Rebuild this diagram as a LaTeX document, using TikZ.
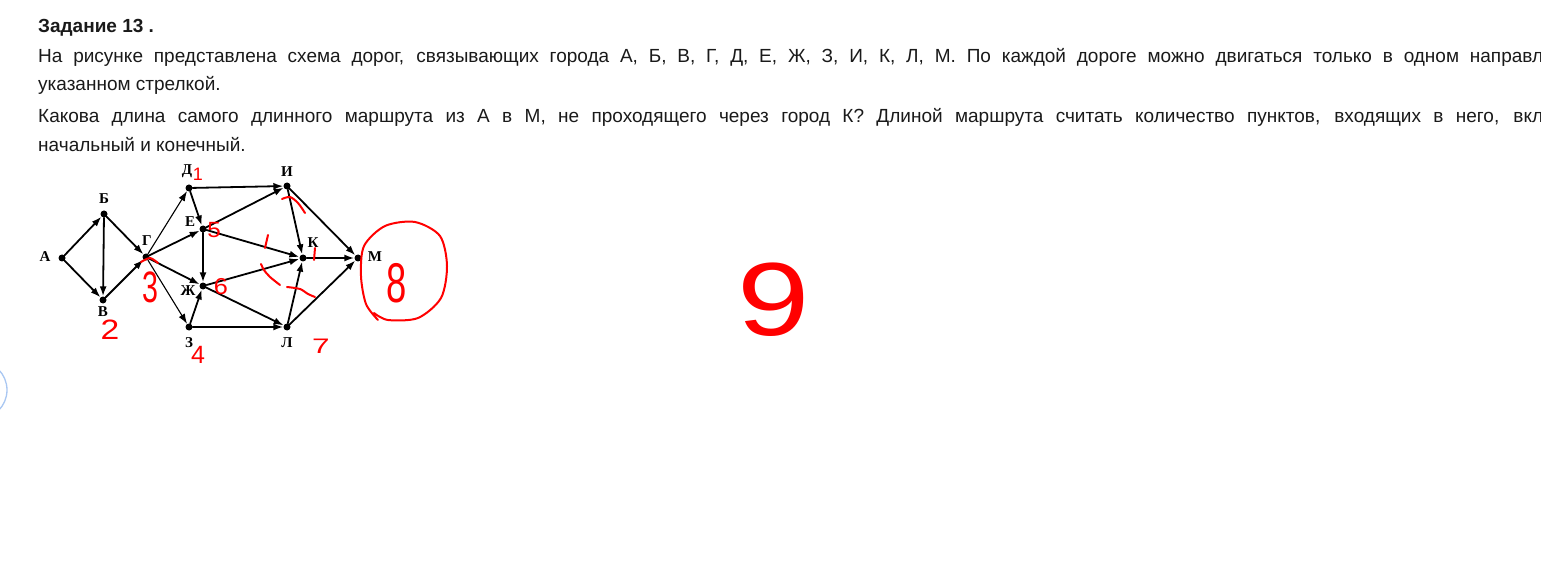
\documentclass[tikz,border=0pt]{standalone}
\usepackage{fontspec}
\newfontfamily\uifont{Liberation Sans}
\newfontfamily\townfont{Liberation Serif}
\usetikzlibrary{arrows.meta}

\begin{document}
\begin{tikzpicture}[
    x=1pt,
    y=-1pt,
    line cap=round,
    line join=round,
]
\definecolor{penRed}{HTML}{FF0000}
\definecolor{uiBlue}{HTML}{A9C7F2}
\definecolor{uiText}{HTML}{1A1A1A}

\tikzset{
    town/.style={circle,fill=black,inner sep=0pt,minimum size=7pt},
    townname/.style={font=\townfont\bfseries\fontsize{15}{15}\selectfont,inner sep=0pt},
    road/.style={draw=black,line width=1.8pt,-{Latex[length=10pt,width=7pt]}},
    thinroad/.style={road,line width=1.1pt},
    task/.style={font=\uifont\fontsize{19}{19}\selectfont,text=uiText,anchor=base west,inner sep=0pt},
    pen/.style={draw=penRed,line width=2pt},
    pendigit/.style={text=penRed,font=\uifont\fontsize{#1}{#1}\selectfont,inner sep=0pt},
}

\useasboundingbox (0,0) rectangle (1541,585);
\fill[white] (0,0) rectangle (1541,585);
\clip (0,0) rectangle (1541,585);

\node[task,font=\uifont\bfseries\fontsize{19}{19}\selectfont] (title) at (38,33) {Задание 13 .};
\node[task] (line1) at (38,63) {\makebox[1505pt][s]{На рисунке представлена схема дорог, связывающих города А, Б, В, Г, Д, Е, Ж, З, И, К, Л, М. По каждой дороге можно двигаться только в одном направл}};
\node[task] (line2) at (38,91) {указанном стрелкой.};
\node[task] (line3) at (38,123) {\makebox[1505pt][s]{Какова длина самого длинного маршрута из А в М, не проходящего через город К? Длиной маршрута считать количество пунктов, входящих в него, вкл}};
\node[task] (line4) at (38,152) {начальный и конечный.};

\node[town] (a) at (62,258) {};
\node[town] (b) at (104,214) {};
\node[town] (v) at (103,300) {};
\node[town] (g) at (146,257) {};
\node[town] (d) at (189,188) {};
\node[town] (e) at (203,229) {};
\node[town] (zh) at (203,286) {};
\node[town] (z) at (189,327) {};
\node[town] (i) at (287,186) {};
\node[town] (k) at (303,258) {};
\node[town] (l) at (287,327) {};
\node[town] (m) at (358,258) {};

\node[townname] (an) at (45,257) {А};
\node[townname] (bn) at (104,199) {Б};
\node[townname] (vn) at (103,312) {В};
\node[townname] (gn) at (147,241) {Г};
\node[townname] (dn) at (187,171) {Д};
\node[townname] (en) at (190,222) {Е};
\node[townname] (zhn) at (188,291) {Ж};
\node[townname] (zn) at (189,343) {З};
\node[townname] (in) at (287,172) {И};
\node[townname] (kn) at (313,243) {К};
\node[townname] (ln) at (287,343) {Л};
\node[townname] (mn) at (375,257) {М};

\foreach \s/\t in {a/b,a/v,b/v,b/g,v/g,g/e,g/zh,d/e,d/i,e/i,e/k,e/zh,zh/k,zh/l,z/zh,z/l,i/k,i/m,l/k,l/m,k/m} {
    \draw[road] (\s) -- (\t);
}
\draw[thinroad] (g) -- (d);
\draw[thinroad] (g) -- (z);

\draw[draw=uiBlue,line width=1.3pt] (-22,390) circle (29);

\node[pendigit=18] (n1) at (198,174) {1};
\node[pendigit=28,xscale=1.2] (n2) at (110,330) {2};
\node[pendigit=44,xscale=0.65] (n3) at (150,287) {3};
\node[pendigit=25] (n4) at (198,355) {4};
\node[pendigit=22,xscale=1.1] (n5) at (214,230) {5};
\node[pendigit=23,xscale=1.1] (n6) at (221,287) {6};
\node[pendigit=21,xscale=1.5] (n7) at (321,346) {7};
\node[pendigit=56,xscale=0.65] (n8) at (397,283) {8};
\node[pendigit=104,xscale=1.25] (n9) at (774,300) {9};

\draw[pen] plot[smooth] coordinates {(141,262) (150,258) (158,263)};
\draw[pen] plot[smooth] coordinates {(282,199) (290,197) (298,203) (305,213)};
\draw[pen] (268,235) -- (265,248);
\draw[pen] (315,248) -- (314,260);
\draw[pen] plot[smooth] coordinates {(261,264) (264,270) (270,277) (280,285)};
\draw[pen] plot[smooth] coordinates {(287,287) (300,289) (308,294) (315,297)};
\draw[pen] plot[smooth] coordinates {(378,320) (366,304) (361,276) (364,246) (385,226) (415,222) (440,236) (447,266) (441,298) (418,318) (388,320) (374,313)};
\end{tikzpicture}
\end{document}
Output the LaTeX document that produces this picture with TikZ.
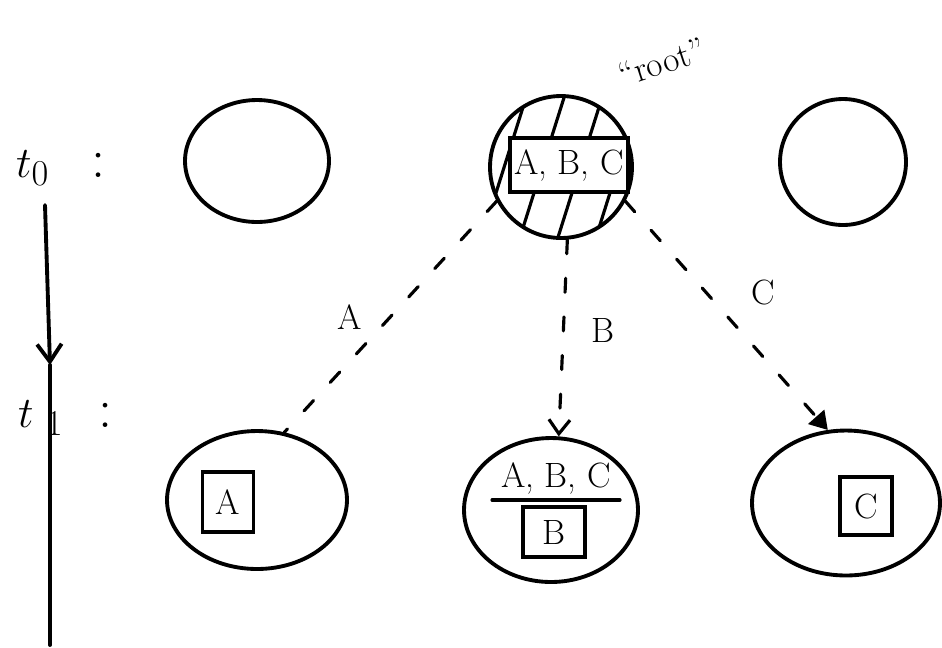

____

Task ▸ The pictures should not be reproduced; quote all of the other material exactly.

The response ▸
Rebuild this diagram as a LaTeX document, using TikZ.
\documentclass[tikz,border=0pt]{standalone}
\usepackage{fontspec}
\newfontfamily\uifont{Liberation Sans}
\newfontfamily\townfont{Liberation Serif}
\usetikzlibrary{arrows.meta}

\begin{document}
\begin{tikzpicture}[
    x=1pt,
    y=-1pt,
    line cap=round,
    line join=round,
]
\definecolor{penRed}{HTML}{FF0000}
\definecolor{uiBlue}{HTML}{A9C7F2}
\definecolor{uiText}{HTML}{1A1A1A}

\tikzset{
    town/.style={circle,fill=black,inner sep=0pt,minimum size=7pt},
    townname/.style={font=\townfont\bfseries\fontsize{15}{15}\selectfont,inner sep=0pt},
    road/.style={draw=black,line width=1.8pt,-{Latex[length=10pt,width=7pt]}},
    thinroad/.style={road,line width=1.1pt},
    task/.style={font=\uifont\fontsize{19}{19}\selectfont,text=uiText,anchor=base west,inner sep=0pt},
    pen/.style={draw=penRed,line width=2pt},
    pendigit/.style={text=penRed,font=\uifont\fontsize{#1}{#1}\selectfont,inner sep=0pt},
}

\useasboundingbox (0,0) rectangle (1541,585);
\fill[white] (0,0) rectangle (1541,585);
\clip (0,0) rectangle (1541,585);

\node[task,font=\uifont\bfseries\fontsize{19}{19}\selectfont] (title) at (38,33) {Задание 13 .};
\node[task] (line1) at (38,63) {\makebox[1505pt][s]{На рисунке представлена схема дорог, связывающих города А, Б, В, Г, Д, Е, Ж, З, И, К, Л, М. По каждой дороге можно двигаться только в одном направл}};
\node[task] (line2) at (38,91) {указанном стрелкой.};
\node[task] (line3) at (38,123) {\makebox[1505pt][s]{Какова длина самого длинного маршрута из А в М, не проходящего через город К? Длиной маршрута считать количество пунктов, входящих в него, вкл}};
\node[task] (line4) at (38,152) {начальный и конечный.};

\node[town] (a) at (62,258) {};
\node[town] (b) at (104,214) {};
\node[town] (v) at (103,300) {};
\node[town] (g) at (146,257) {};
\node[town] (d) at (189,188) {};
\node[town] (e) at (203,229) {};
\node[town] (zh) at (203,286) {};
\node[town] (z) at (189,327) {};
\node[town] (i) at (287,186) {};
\node[town] (k) at (303,258) {};
\node[town] (l) at (287,327) {};
\node[town] (m) at (358,258) {};

\node[townname] (an) at (45,257) {А};
\node[townname] (bn) at (104,199) {Б};
\node[townname] (vn) at (103,312) {В};
\node[townname] (gn) at (147,241) {Г};
\node[townname] (dn) at (187,171) {Д};
\node[townname] (en) at (190,222) {Е};
\node[townname] (zhn) at (188,291) {Ж};
\node[townname] (zn) at (189,343) {З};
\node[townname] (in) at (287,172) {И};
\node[townname] (kn) at (313,243) {К};
\node[townname] (ln) at (287,343) {Л};
\node[townname] (mn) at (375,257) {М};

\foreach \s/\t in {a/b,a/v,b/v,b/g,v/g,g/e,g/zh,d/e,d/i,e/i,e/k,e/zh,zh/k,zh/l,z/zh,z/l,i/k,i/m,l/k,l/m,k/m} {
    \draw[road] (\s) -- (\t);
}
\draw[thinroad] (g) -- (d);
\draw[thinroad] (g) -- (z);

\draw[draw=uiBlue,line width=1.3pt] (-22,390) circle (29);

\node[pendigit=18] (n1) at (198,174) {1};
\node[pendigit=28,xscale=1.2] (n2) at (110,330) {2};
\node[pendigit=44,xscale=0.65] (n3) at (150,287) {3};
\node[pendigit=25] (n4) at (198,355) {4};
\node[pendigit=22,xscale=1.1] (n5) at (214,230) {5};
\node[pendigit=23,xscale=1.1] (n6) at (221,287) {6};
\node[pendigit=21,xscale=1.5] (n7) at (321,346) {7};
\node[pendigit=56,xscale=0.65] (n8) at (397,283) {8};
\node[pendigit=104,xscale=1.25] (n9) at (774,300) {9};

\draw[pen] plot[smooth] coordinates {(141,262) (150,258) (158,263)};
\draw[pen] plot[smooth] coordinates {(282,199) (290,197) (298,203) (305,213)};
\draw[pen] (268,235) -- (265,248);
\draw[pen] (315,248) -- (314,260);
\draw[pen] plot[smooth] coordinates {(261,264) (264,270) (270,277) (280,285)};
\draw[pen] plot[smooth] coordinates {(287,287) (300,289) (308,294) (315,297)};
\draw[pen] plot[smooth] coordinates {(378,320) (366,304) (361,276) (364,246) (385,226) (415,222) (440,236) (447,266) (441,298) (418,318) (388,320) (374,313)};
\end{tikzpicture}
\end{document}
Output the LaTeX document that produces this picture with TikZ.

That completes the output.